The ever-changing lineup of the music group known as Taraf de Haidouks — still the most famous international exponents of Romanian folk and pop — was very popular in the Maftean household, as was disco, Louis Armstrong, Frank Sinatra, and, last but hardly least, Michael Jackson. (Jackson’s 1992 stadium concert in Bucharest, the first by an American pop star after the 1989 Romanian revolution had installed democratic elections, made him a big-time cultural hero there.)

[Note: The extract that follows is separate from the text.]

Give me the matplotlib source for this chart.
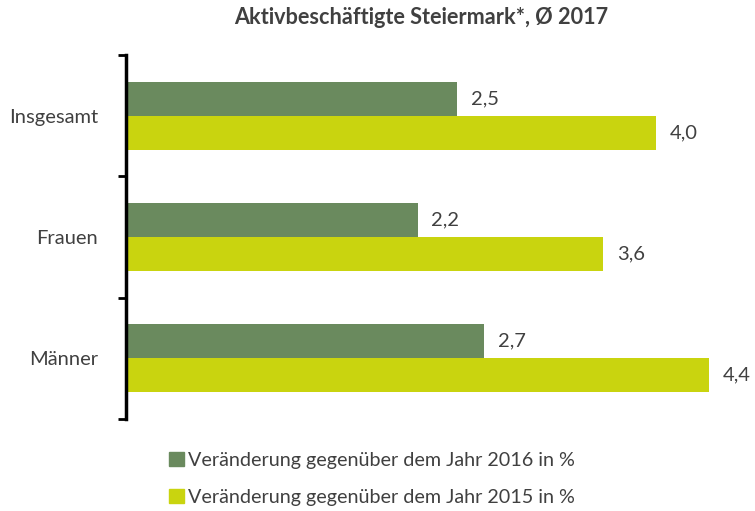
import matplotlib
matplotlib.use("Agg")
import matplotlib.pyplot as plt
from matplotlib.patches import Patch
import numpy as np

categories = ["Insgesamt", "Frauen", "Männer"]
series_2016 = [2.5, 2.2, 2.7]
series_2015 = [4.0, 3.6, 4.4]
labels_series = ["Veränderung gegenüber dem Jahr 2016 in %",
                 "Veränderung gegenüber dem Jahr 2015 in %"]
title = "Aktivbeschäftigte Steiermark*, Ø 2017"

c_dark = "#6A8A5E"
c_yel = "#C9D40F"
txt = "#404040"

plt.rcParams['font.family'] = ['Lato', 'DejaVu Sans']

fig = plt.figure(figsize=(7.55, 5.11), dpi=100)
ax = fig.add_axes([126/755, (511-419)/511, (730-126)/755, 364/511])

y = np.arange(len(categories))
h = 0.28
b1 = ax.barh(y - h/2, series_2016, height=h, color=c_dark)
b2 = ax.barh(y + h/2, series_2015, height=h, color=c_yel)

for bars, vals in ((b1, series_2016), (b2, series_2015)):
    for r, v in zip(bars, vals):
        ax.annotate(f"{v:.1f}".replace(".", ","), (v, r.get_y() + r.get_height()/2),
                    xytext=(14, 0), textcoords="offset pixels",
                    va="center", ha="left", fontsize=14.5, color=txt)

ax.set_xlim(0, (730-126)/132.5)
ax.set_ylim(len(categories) - 0.5, -0.5)
ax.set_yticks(np.arange(len(categories) + 1) - 0.5)
ax.set_yticklabels([])
ax.set_yticks(y, minor=True)
ax.set_yticklabels(categories, minor=True, fontsize=14.5, color=txt)
ax.tick_params(axis="y", which="minor", length=0, pad=20)
ax.tick_params(axis="y", which="major", length=6, width=2, direction="out")
ax.set_xticks([])
for s in ("top", "right", "bottom"):
    ax.spines[s].set_visible(False)
ax.spines["left"].set_linewidth(2.5)

fig.text(421/755, 1 - 18/511, title, ha="center", va="center",
         fontsize=15.6, fontweight="bold", color=txt)

handles = [Patch(color=c_dark), Patch(color=c_yel)]
fig.legend(handles, labels_series, loc="center left",
           bbox_to_anchor=(151/755, 1 - 479/511), frameon=False,
           handlelength=0.75, handleheight=0.75, handletextpad=0.25,
           labelspacing=1.0, fontsize=14.2, labelcolor=txt)

fig.savefig("out.png", dpi=100)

The other big musical influence on Maftean, who began messing around with guitar, keyboards, and saxophone as a teenager, was the Sunday service at the Romanian Pentecostal church in Chicago that his family attended regularly. The services, he said, “were in this ridiculously huge church with giant pillars outside.” The preaching was fiery American revivalist style, while the music “followed the traditions of the old country, but it was a much, much bigger sound. There was a full orchestra and a full band, and each had about 40 people. They added little pop, electric touches. It was incredible, like a stadium concert every Sunday.”

After high school, the idea of working as a professional musician wasn’t on his radar. Instead, he followed his uncle, who worked as a fleet mechanic at American Airlines, down to Fort Worth. Maftean enrolled at Tarrant County College’s northwest campus to earn his A&P (that would be airframe and powerplant) license. He wanted to become a commercial airline pilot, but the pull of music scrambled that idea when he met Keegan McInroe while the two jammed at a bar called Scooner’s on University Drive. Maftean joined McInroe’s band, Catfish Whiskey, in 2003 as lead guitarist and background vocalist.

The onstage chemistry in Catfish Whiskey was great, as longtime fans can attest. Recording and performing for a slowly growing national audience was like getting a master’s degree in musical confidence for Maftean. His reserved stage presence belied the energy he poured into the guitar, coaxing out swampy rock, twangy blues, and frayed arena-metal notes. His vocals grew stronger and more distinctive, too. (Maftean’s young, quiet telephone voice sounds nothing like his gritty, cheerfully malevolent singing on FleshPop.) The one thing Catfish Whiskey didn’t rely on him for was songwriting — the band’s sole Michael Maftean-penned tune was “Lullabye for the Wicked” on Catfish’s 2008 release, Blood & Bones.

By the time McInroe released his solo CD and announced that he was sidelining Catfish to take on family responsibilities, Maftean had already begun writing in earnest. All four of the tunes on the My Wooden Leg EP were written during the year he lived above Cadillac Cantina in the Stockyards. “I saw all of these characters, rodeo guys and country musicians and country audiences,” he said. “I had access to four or five different bars at once. The good things about that scene, and the dark things, are in those songs. All the characters I sing about are real – they’re just sort of exaggerated.”

Maftean, bassist Dixon, and drummer Vernon are currently moving forward with My Wooden Leg as a serious band, not just a side project. They’re planning to record and release a full-length by the fall, hopefully again in Chris Swicegood’s Fort Worth studio with Evan Jones at the knobs. Maftean is determined to overcome any natural trepidation at being the frontman, the one largely responsible for carrying a show.

“I’m still known for being shy onstage,” he said. “But I’m getting more comfortable. I couldn’t imagine doing this without Travis and Scott. That’s why we’re called ‘My Wooden Leg’ and not ‘Michael Maftean and The Wooden Leg,’ because the songs wouldn’t sound like they do without those guys.”